GIVEN MATERIAL:

* START *

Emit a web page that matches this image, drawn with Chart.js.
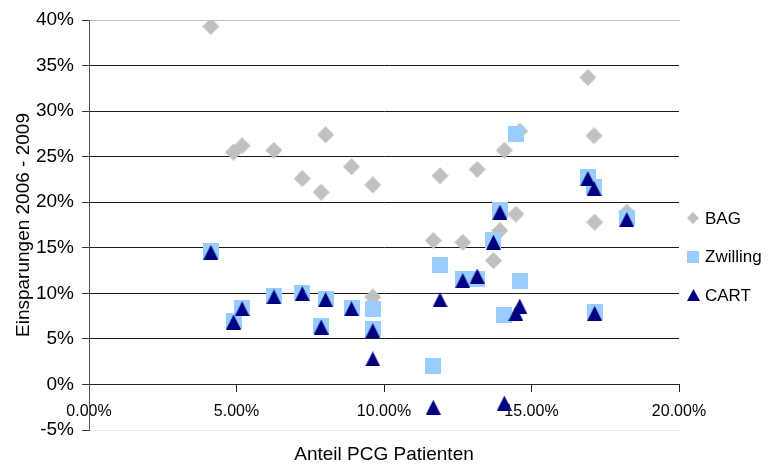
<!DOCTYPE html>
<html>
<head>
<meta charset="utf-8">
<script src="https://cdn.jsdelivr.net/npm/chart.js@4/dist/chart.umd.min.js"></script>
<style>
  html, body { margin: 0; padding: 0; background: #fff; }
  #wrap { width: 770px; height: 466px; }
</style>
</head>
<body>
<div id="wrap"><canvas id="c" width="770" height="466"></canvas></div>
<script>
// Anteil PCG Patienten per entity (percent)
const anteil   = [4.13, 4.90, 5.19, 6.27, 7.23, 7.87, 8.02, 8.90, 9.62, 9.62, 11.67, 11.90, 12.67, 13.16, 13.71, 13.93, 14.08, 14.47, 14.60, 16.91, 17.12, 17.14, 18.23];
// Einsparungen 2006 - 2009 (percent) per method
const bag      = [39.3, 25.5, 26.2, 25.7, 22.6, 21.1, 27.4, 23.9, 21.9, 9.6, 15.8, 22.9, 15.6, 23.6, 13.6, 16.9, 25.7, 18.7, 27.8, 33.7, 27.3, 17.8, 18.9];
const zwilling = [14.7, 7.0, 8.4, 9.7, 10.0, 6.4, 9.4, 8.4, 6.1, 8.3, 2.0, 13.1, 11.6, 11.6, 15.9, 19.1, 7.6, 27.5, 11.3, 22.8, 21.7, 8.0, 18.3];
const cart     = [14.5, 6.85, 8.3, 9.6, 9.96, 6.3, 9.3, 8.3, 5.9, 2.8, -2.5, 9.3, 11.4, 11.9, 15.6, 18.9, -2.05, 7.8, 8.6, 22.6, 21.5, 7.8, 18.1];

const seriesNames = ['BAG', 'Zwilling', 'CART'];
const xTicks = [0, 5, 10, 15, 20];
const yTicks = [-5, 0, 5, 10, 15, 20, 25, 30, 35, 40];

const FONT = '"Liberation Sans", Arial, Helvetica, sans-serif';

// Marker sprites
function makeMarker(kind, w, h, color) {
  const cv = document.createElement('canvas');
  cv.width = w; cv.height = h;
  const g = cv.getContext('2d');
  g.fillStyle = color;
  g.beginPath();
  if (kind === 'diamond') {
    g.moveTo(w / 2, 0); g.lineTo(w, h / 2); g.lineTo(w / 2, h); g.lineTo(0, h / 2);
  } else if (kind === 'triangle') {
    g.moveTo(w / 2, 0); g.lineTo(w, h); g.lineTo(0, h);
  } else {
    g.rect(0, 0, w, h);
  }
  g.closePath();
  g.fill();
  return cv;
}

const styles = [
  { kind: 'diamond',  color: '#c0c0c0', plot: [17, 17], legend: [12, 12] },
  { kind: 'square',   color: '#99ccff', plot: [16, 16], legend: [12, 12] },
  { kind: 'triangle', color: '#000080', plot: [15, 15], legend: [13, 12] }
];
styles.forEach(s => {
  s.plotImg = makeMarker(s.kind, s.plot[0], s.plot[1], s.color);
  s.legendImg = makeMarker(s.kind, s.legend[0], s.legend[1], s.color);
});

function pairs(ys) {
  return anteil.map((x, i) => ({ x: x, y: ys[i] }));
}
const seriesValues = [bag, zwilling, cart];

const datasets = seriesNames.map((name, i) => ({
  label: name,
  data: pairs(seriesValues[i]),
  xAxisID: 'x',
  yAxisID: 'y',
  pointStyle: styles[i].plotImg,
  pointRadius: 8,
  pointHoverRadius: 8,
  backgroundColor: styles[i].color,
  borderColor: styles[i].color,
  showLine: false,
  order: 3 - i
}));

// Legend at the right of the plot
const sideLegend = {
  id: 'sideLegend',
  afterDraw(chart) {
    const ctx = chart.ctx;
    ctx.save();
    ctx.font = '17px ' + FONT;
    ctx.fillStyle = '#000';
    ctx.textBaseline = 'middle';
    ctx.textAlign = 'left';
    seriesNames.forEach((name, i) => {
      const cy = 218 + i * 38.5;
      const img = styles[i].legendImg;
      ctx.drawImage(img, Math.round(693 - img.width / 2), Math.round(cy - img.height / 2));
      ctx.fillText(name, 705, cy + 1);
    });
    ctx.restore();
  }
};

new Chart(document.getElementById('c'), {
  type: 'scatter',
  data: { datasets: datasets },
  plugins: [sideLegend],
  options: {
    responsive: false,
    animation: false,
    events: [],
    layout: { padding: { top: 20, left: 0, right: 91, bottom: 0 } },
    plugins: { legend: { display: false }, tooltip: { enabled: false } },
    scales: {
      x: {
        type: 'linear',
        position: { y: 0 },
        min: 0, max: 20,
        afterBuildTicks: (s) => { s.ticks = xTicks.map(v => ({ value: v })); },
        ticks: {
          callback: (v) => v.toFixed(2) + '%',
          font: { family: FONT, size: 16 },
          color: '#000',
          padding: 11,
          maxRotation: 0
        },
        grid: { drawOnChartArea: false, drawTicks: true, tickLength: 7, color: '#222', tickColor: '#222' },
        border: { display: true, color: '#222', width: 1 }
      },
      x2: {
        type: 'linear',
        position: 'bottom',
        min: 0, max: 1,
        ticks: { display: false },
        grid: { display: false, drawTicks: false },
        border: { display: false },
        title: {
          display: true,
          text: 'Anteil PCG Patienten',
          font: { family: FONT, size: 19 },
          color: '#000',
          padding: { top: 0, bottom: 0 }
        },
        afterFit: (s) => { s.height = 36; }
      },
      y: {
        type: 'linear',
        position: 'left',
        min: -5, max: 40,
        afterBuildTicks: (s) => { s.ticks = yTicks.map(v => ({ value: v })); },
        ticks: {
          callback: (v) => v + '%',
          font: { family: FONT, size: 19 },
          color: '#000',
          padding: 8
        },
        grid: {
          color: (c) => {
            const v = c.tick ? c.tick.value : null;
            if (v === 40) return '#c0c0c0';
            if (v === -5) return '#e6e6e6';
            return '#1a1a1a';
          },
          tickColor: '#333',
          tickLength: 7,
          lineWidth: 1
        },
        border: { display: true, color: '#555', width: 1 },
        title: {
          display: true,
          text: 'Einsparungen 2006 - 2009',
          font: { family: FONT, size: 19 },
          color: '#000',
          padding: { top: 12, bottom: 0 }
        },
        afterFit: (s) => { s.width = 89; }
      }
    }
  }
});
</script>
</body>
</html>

* END *

GOAL: Give an exact copy of the material, leaving out every picture.

FINISHED EXERCISE:
Emit a web page that matches this image, drawn with Chart.js.
<!DOCTYPE html>
<html>
<head>
<meta charset="utf-8">
<script src="https://cdn.jsdelivr.net/npm/chart.js@4/dist/chart.umd.min.js"></script>
<style>
  html, body { margin: 0; padding: 0; background: #fff; }
  #wrap { width: 770px; height: 466px; }
</style>
</head>
<body>
<div id="wrap"><canvas id="c" width="770" height="466"></canvas></div>
<script>
// Anteil PCG Patienten per entity (percent)
const anteil   = [4.13, 4.90, 5.19, 6.27, 7.23, 7.87, 8.02, 8.90, 9.62, 9.62, 11.67, 11.90, 12.67, 13.16, 13.71, 13.93, 14.08, 14.47, 14.60, 16.91, 17.12, 17.14, 18.23];
// Einsparungen 2006 - 2009 (percent) per method
const bag      = [39.3, 25.5, 26.2, 25.7, 22.6, 21.1, 27.4, 23.9, 21.9, 9.6, 15.8, 22.9, 15.6, 23.6, 13.6, 16.9, 25.7, 18.7, 27.8, 33.7, 27.3, 17.8, 18.9];
const zwilling = [14.7, 7.0, 8.4, 9.7, 10.0, 6.4, 9.4, 8.4, 6.1, 8.3, 2.0, 13.1, 11.6, 11.6, 15.9, 19.1, 7.6, 27.5, 11.3, 22.8, 21.7, 8.0, 18.3];
const cart     = [14.5, 6.85, 8.3, 9.6, 9.96, 6.3, 9.3, 8.3, 5.9, 2.8, -2.5, 9.3, 11.4, 11.9, 15.6, 18.9, -2.05, 7.8, 8.6, 22.6, 21.5, 7.8, 18.1];

const seriesNames = ['BAG', 'Zwilling', 'CART'];
const xTicks = [0, 5, 10, 15, 20];
const yTicks = [-5, 0, 5, 10, 15, 20, 25, 30, 35, 40];

const FONT = '"Liberation Sans", Arial, Helvetica, sans-serif';

// Marker sprites
function makeMarker(kind, w, h, color) {
  const cv = document.createElement('canvas');
  cv.width = w; cv.height = h;
  const g = cv.getContext('2d');
  g.fillStyle = color;
  g.beginPath();
  if (kind === 'diamond') {
    g.moveTo(w / 2, 0); g.lineTo(w, h / 2); g.lineTo(w / 2, h); g.lineTo(0, h / 2);
  } else if (kind === 'triangle') {
    g.moveTo(w / 2, 0); g.lineTo(w, h); g.lineTo(0, h);
  } else {
    g.rect(0, 0, w, h);
  }
  g.closePath();
  g.fill();
  return cv;
}

const styles = [
  { kind: 'diamond',  color: '#c0c0c0', plot: [17, 17], legend: [12, 12] },
  { kind: 'square',   color: '#99ccff', plot: [16, 16], legend: [12, 12] },
  { kind: 'triangle', color: '#000080', plot: [15, 15], legend: [13, 12] }
];
styles.forEach(s => {
  s.plotImg = makeMarker(s.kind, s.plot[0], s.plot[1], s.color);
  s.legendImg = makeMarker(s.kind, s.legend[0], s.legend[1], s.color);
});

function pairs(ys) {
  return anteil.map((x, i) => ({ x: x, y: ys[i] }));
}
const seriesValues = [bag, zwilling, cart];

const datasets = seriesNames.map((name, i) => ({
  label: name,
  data: pairs(seriesValues[i]),
  xAxisID: 'x',
  yAxisID: 'y',
  pointStyle: styles[i].plotImg,
  pointRadius: 8,
  pointHoverRadius: 8,
  backgroundColor: styles[i].color,
  borderColor: styles[i].color,
  showLine: false,
  order: 3 - i
}));

// Legend at the right of the plot
const sideLegend = {
  id: 'sideLegend',
  afterDraw(chart) {
    const ctx = chart.ctx;
    ctx.save();
    ctx.font = '17px ' + FONT;
    ctx.fillStyle = '#000';
    ctx.textBaseline = 'middle';
    ctx.textAlign = 'left';
    seriesNames.forEach((name, i) => {
      const cy = 218 + i * 38.5;
      const img = styles[i].legendImg;
      ctx.drawImage(img, Math.round(693 - img.width / 2), Math.round(cy - img.height / 2));
      ctx.fillText(name, 705, cy + 1);
    });
    ctx.restore();
  }
};

new Chart(document.getElementById('c'), {
  type: 'scatter',
  data: { datasets: datasets },
  plugins: [sideLegend],
  options: {
    responsive: false,
    animation: false,
    events: [],
    layout: { padding: { top: 20, left: 0, right: 91, bottom: 0 } },
    plugins: { legend: { display: false }, tooltip: { enabled: false } },
    scales: {
      x: {
        type: 'linear',
        position: { y: 0 },
        min: 0, max: 20,
        afterBuildTicks: (s) => { s.ticks = xTicks.map(v => ({ value: v })); },
        ticks: {
          callback: (v) => v.toFixed(2) + '%',
          font: { family: FONT, size: 16 },
          color: '#000',
          padding: 11,
          maxRotation: 0
        },
        grid: { drawOnChartArea: false, drawTicks: true, tickLength: 7, color: '#222', tickColor: '#222' },
        border: { display: true, color: '#222', width: 1 }
      },
      x2: {
        type: 'linear',
        position: 'bottom',
        min: 0, max: 1,
        ticks: { display: false },
        grid: { display: false, drawTicks: false },
        border: { display: false },
        title: {
          display: true,
          text: 'Anteil PCG Patienten',
          font: { family: FONT, size: 19 },
          color: '#000',
          padding: { top: 0, bottom: 0 }
        },
        afterFit: (s) => { s.height = 36; }
      },
      y: {
        type: 'linear',
        position: 'left',
        min: -5, max: 40,
        afterBuildTicks: (s) => { s.ticks = yTicks.map(v => ({ value: v })); },
        ticks: {
          callback: (v) => v + '%',
          font: { family: FONT, size: 19 },
          color: '#000',
          padding: 8
        },
        grid: {
          color: (c) => {
            const v = c.tick ? c.tick.value : null;
            if (v === 40) return '#c0c0c0';
            if (v === -5) return '#e6e6e6';
            return '#1a1a1a';
          },
          tickColor: '#333',
          tickLength: 7,
          lineWidth: 1
        },
        border: { display: true, color: '#555', width: 1 },
        title: {
          display: true,
          text: 'Einsparungen 2006 - 2009',
          font: { family: FONT, size: 19 },
          color: '#000',
          padding: { top: 12, bottom: 0 }
        },
        afterFit: (s) => { s.width = 89; }
      }
    }
  }
});
</script>
</body>
</html>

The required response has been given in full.